Дело, за которое боролся народ: немедленное предложение демократического мира, отмена помещичьей собственности на землю, рабочий контроль над производством, создание Советского правительства, это дело обеспечено.
Да здравствует революция рабочих, солдат и крестьян!
Военно-революционный комитет при Петроградском Совете рабочих и солдатских депутатов»
В Зимнем дворце ещё заседало Временное правительство – дворец штурмовали под вечер, однако с рассветом 25 октября (7 ноября) 1917 года новая история России и мира уже началась. И эту историю сразу же попытались насильственно прервать в самом её начале не столько внутренние, сколько внешние силы во главе с Америкой. Мировые элитарные силы привели народы мира к братоубийственной империалистической войне в 1914 году. Теперь они же подталкивали народы России к братоубийственной гражданской войне.

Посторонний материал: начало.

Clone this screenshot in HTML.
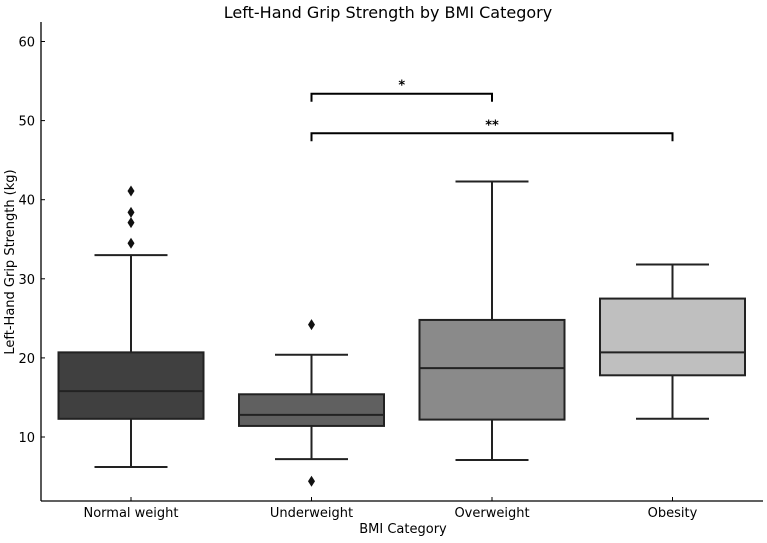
<!DOCTYPE html>
<html><head><meta charset="utf-8"><style>
body{margin:0;background:#fff}
text{font-family:"DejaVu Sans","Liberation Sans",sans-serif;fill:#000}
</style></head><body>
<svg id="chart" width="767" height="538" xmlns="http://www.w3.org/2000/svg">
<text x="388" y="18" font-size="16" text-anchor="middle">Left-Hand Grip Strength by BMI Category</text>
<text x="403" y="533" font-size="13" text-anchor="middle">BMI Category</text>
<text transform="translate(14,262) rotate(-90)" font-size="13" text-anchor="middle">Left-Hand Grip Strength (kg)</text>
<g id="plot"></g>
</svg>
<script>
const categories=["Normal weight","Underweight","Overweight","Obesity"];
const whiskLow=[6.2,7.2,7.1,12.3];
const q1=[12.3,11.4,12.2,17.8];
const median=[15.8,12.8,18.7,20.7];
const q3=[20.7,15.4,24.8,27.5];
const whiskHigh=[33,20.4,42.3,31.8];
const outliers=[[34.5,37.1,38.4,41.1],[24.2,4.4],[],[]];
const colors=["#404040","#606060","#8a8a8a","#bfbfbf"];
const yTicks=[10,20,30,40,50,60];
const sigPairs=[[1,2,53.4,"*"],[1,3,48.4,"**"]];
const NS="http://www.w3.org/2000/svg";
const g=document.getElementById('plot');
const L=41,R=763,T=22,B=501;
const y=v=>437-(v-10)*7.91;
const x=i=>131+i*180.5;
function el(t,a,p){const e=document.createElementNS(NS,t);for(const k in a)e.setAttribute(k,a[k]);(p||g).appendChild(e);return e;}
let ax=el('line',{x1:L,y1:T,x2:L,y2:B,stroke:'#000','stroke-width':1.3});

ax=el('line',{x1:L,y1:B,x2:R,y2:B,stroke:'#000','stroke-width':1.3});

yTicks.forEach(v=>{
 const t=el('line',{x1:L,x2:L+4,y1:y(v),y2:y(v),stroke:'#000'});
 
 const tx=el('text',{x:L-6,y:y(v)+5,'font-size':13,'text-anchor':'end'});tx.textContent=v;
 
});
categories.forEach((c,i)=>{
 const cx=x(i),hw=72.5,cw=36.5;
 const t=el('line',{x1:cx,x2:cx,y1:B,y2:B-4,stroke:'#000'});
 
 const tx=el('text',{x:cx,y:517,'font-size':13,'text-anchor':'middle'});tx.textContent=c;
 
 const gg=el('g',{});
 
 
 const s={stroke:'#222','stroke-width':2};
 el('line',Object.assign({x1:cx,x2:cx,y1:y(whiskLow[i]),y2:y(q1[i])},s),gg);
 el('line',Object.assign({x1:cx,x2:cx,y1:y(q3[i]),y2:y(whiskHigh[i])},s),gg);
 el('line',Object.assign({x1:cx-cw,x2:cx+cw,y1:y(whiskLow[i]),y2:y(whiskLow[i])},s),gg);
 el('line',Object.assign({x1:cx-cw,x2:cx+cw,y1:y(whiskHigh[i]),y2:y(whiskHigh[i])},s),gg);
 el('rect',{x:cx-hw,y:y(q3[i]),width:2*hw,height:y(q1[i])-y(q3[i]),fill:colors[i],stroke:'#222','stroke-width':2},gg);
 el('line',Object.assign({x1:cx-hw,x2:cx+hw,y1:y(median[i]),y2:y(median[i])},s),gg);
 outliers[i].forEach(o=>{
  const d=el('path',{d:`M${cx},${y(o)-5.5}L${cx+3.5},${y(o)}L${cx},${y(o)+5.5}L${cx-3.5},${y(o)}Z`,fill:'#111'});
  
 });
});
sigPairs.forEach(p=>{
 const a=x(p[0]),b=x(p[1]),yy=y(p[2]);
 const br=el('path',{d:`M${a},${yy+8}V${yy}H${b}V${yy+8}`,fill:'none',stroke:'#000','stroke-width':2});
 
 const t=el('text',{x:(a+b)/2,y:yy-4,'font-size':13,'font-weight':'bold','text-anchor':'middle'});t.textContent=p[3];
 
});
</script>
</body></html>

Ленин начал свою власть со знаменитого Декрета о мире, и Уинстон Черчилль, назвавший Ленина и большевиков «крокодилами с образцовым интеллектом», писал позднее об этом так:
«Провозглашение Декрета о мире сопровождалось немалым количеством слёз и радостными криками. Призыв к миру дышал возвышенным человеколюбием, ужасом перед насилием, усталостью от бесконечной бойни. Приведём хотя бы следующий отрывок: „Трудящиеся всех стран, мы обращаемся к вам с братским призывом через гекатомбы трупов наших братьев-солдат. Через потоки невинно пролитой крови и слёз, через дымящиеся развалины городов и сёл, через разгромленные памятники культуры, мы призываем вас к восстановлению и укреплению международного единения“.
Но петроградский беспроволочный телеграф напрасно бороздил эфир волнами. Крокодилы внимательно слушали, дожидаясь ответа, но ответом было молчание…».
Формально Черчилль был неточен: в ленинском Декрете о мире слов, приводимых Черчиллем, нет. Декрет был весьма конкретным и существенно менее эмоциональным. Однако суть предложений большевиков Черчилль передал верно. Но как откликнулся класс Черчилля, то есть класс имущих собственников, на эти предложения – молчанием?
Было бы полбеды, если бы всё ограничилось этим. Реакцией внешнего капиталистического мира стало поощрение развязывания в России гражданской войны, одним из инициаторов которой явился Черчилль.